The Ninth Circuit has "recognized that there is a First Amendment right to film matters of public interest." A well-established application of this right is recording the official conduct of police and other public officials in public spaces.
Here, Plaintiff alleges that he noticed Mr. Hernandez, a retired HARD employee who lives in the caretaker's house in the park, hosting a family and friends barbecue in a public area next to the caretaker's house. Plaintiff alleges that Mr. Hernandez and his guests were violating numerous park ordinances, including having a fire, drinking and serving alcohol, and using a fenced-off yard for his guests. Plaintiff started filming from 150 yards away. Ten minutes later, Ranger Oliver arrived and ordered Plaintiff to stop filming. When Plaintiff refused to stop videotaping, Ranger Oliver called the Alameda County Sheriffs and told them there had been an altercation. Plaintiff does not allege that he was arrested.
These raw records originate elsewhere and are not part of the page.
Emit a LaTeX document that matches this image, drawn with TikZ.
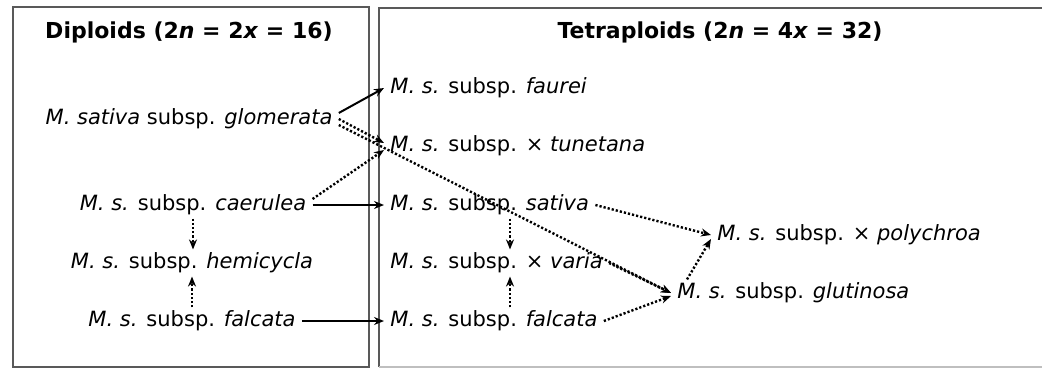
\documentclass[tikz,border=0pt]{standalone}
\usepackage{fontspec}
\setmainfont{DejaVu Sans}
\usetikzlibrary{arrows.meta, positioning}

\begin{document}
\begin{tikzpicture}[
    x=0.5pt, y=-0.5pt,
    taxon/.style={inner xsep=3pt, inner ysep=1.5pt, font=\fontsize{10.5}{12}\selectfont},
    heading/.style={font=\fontsize{11}{13}\selectfont\bfseries},
    frame/.style={draw=black!65, line width=0.6pt},
    origin/.style={-{Stealth[length=5pt, width=4pt]}, line width=1pt},
    hybrid/.style={-{Stealth[length=5pt, width=4pt]}, line width=1.2pt, dash pattern=on 1.1pt off 1pt}
]
\useasboundingbox (0,0) rectangle (1042,369);

% Panels
\draw[frame] (13,7) rectangle (369,367);
\draw[frame] (1042,8) -- (379,8) -- (379,367);
\draw[draw=black!25, line width=0.6pt] (379,367) -- (1042,367);

% Diploids (left)
\node[heading] (dtitle) at (189,32) {Diploids (2\textit{n} = 2\textit{x} = 16)};
\node[taxon] (glom) at (189,119) {\textit{M. sativa} subsp. \textit{glomerata}};
\node[taxon] (caer) at (193,205) {\textit{M. s.} subsp. \textit{caerulea}};
\node[taxon] (hemi) at (192,263) {\textit{M. s.} subsp. \textit{hemicycla}};
\node[taxon] (lfal) at (192,321) {\textit{M. s.} subsp. \textit{falcata}};

% Tetraploids (right)
\node[heading] (ttitle) at (720,32) {Tetraploids (2\textit{n} = 4\textit{x} = 32)};
\node[taxon, anchor=west] (faur) at (384,88) {\textit{M. s.} subsp. \textit{faurei}};
\node[taxon, anchor=west] (tune) at (384,146) {\textit{M. s.} subsp. × \textit{tunetana}};
\node[taxon, anchor=west] (rsat) at (384,205) {\textit{M. s.} subsp. \textit{sativa}};
\node[taxon, anchor=west] (vari) at (384,263) {\textit{M. s.} subsp. × \textit{varia}};
\node[taxon, anchor=west] (rfal) at (384,321) {\textit{M. s.} subsp. \textit{falcata}};
\node[taxon, anchor=west] (poly) at (711,235) {\textit{M. s.} subsp. × \textit{polychroa}};
\node[taxon, anchor=west] (glut) at (671,293) {\textit{M. s.} subsp. \textit{glutinosa}};

% Direct origins
\draw[origin] ([yshift=3pt]glom.east) -- (faur.west);
\draw[origin] (caer.east) -- (rsat.west);
\draw[origin] (lfal.east) -- (rfal.west);

% Hybrid origins
\draw[hybrid] (glom.east) -- ([yshift=1.5pt]tune.west);
\draw[hybrid] ([yshift=-3pt]glom.east) -- (glut.west);
\draw[hybrid] ([yshift=3pt]caer.east) -- ([yshift=-2pt]tune.west);
\draw[hybrid] (caer.south) -- (caer.south |- hemi.north);
\draw[hybrid] (lfal.north) -- (lfal.north |- hemi.south);
\draw[hybrid] ([xshift=63pt]rsat.south west) -- ([xshift=63pt]vari.north west);
\draw[hybrid] ([xshift=63pt]rfal.north west) -- ([xshift=63pt]vari.south west);
\draw[hybrid] (vari.east) -- (glut.west);
\draw[hybrid] (rfal.east) -- ([yshift=-1.5pt]glut.west);
\draw[hybrid] (rsat.east) -- (poly.west);
\draw[hybrid] ([xshift=8pt]glut.north west) -- ([yshift=-2pt]poly.west);
\end{tikzpicture}
\end{document}
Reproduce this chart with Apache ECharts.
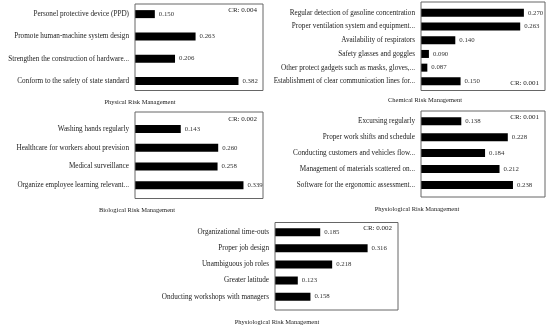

Plaintiff fails to satisfy the first prong of First Amendment retaliation—that he was engaged in protected First Amendment conduct. While the First Amendment protects filming public officials in the exercise of their duties, Mr. Hernandez was not a public official and was not engaged in any public duty. As to the more general rule that the First Amendment protects filming matters of public interest, Plaintiff provides no authority that a family barbecue in a public park is a matter of public interest, whether or not Plaintiff suspects that barbecue violates park ordinances. The Court does not find that the barbecue, as alleged by Plaintiff, constitutes a matter of public interest….
Further, any such claim would be barred by qualified immunity since the right alleged is not "clearly established." …
But see Ness v. City of Bloomington (8th Cir. 2021), which struck down an ordinance banning photographing children in park; the court concluded that the ordinance was content-based and didn't pass strict scrutiny, but I take it that the stop-filming order was likewise likely content-based—I saw nothing in the opinion suggesting there was a general filming ban, and I assume that filming something other than people (e.g., interesting birds perched in a tree) wouldn't have led to the order.
William Ernest Camy, Matthew W. Gross, and Porter Scott, and Jackson D. Morgus (Burke, Williams & Sorensen, LLP) represent defendants.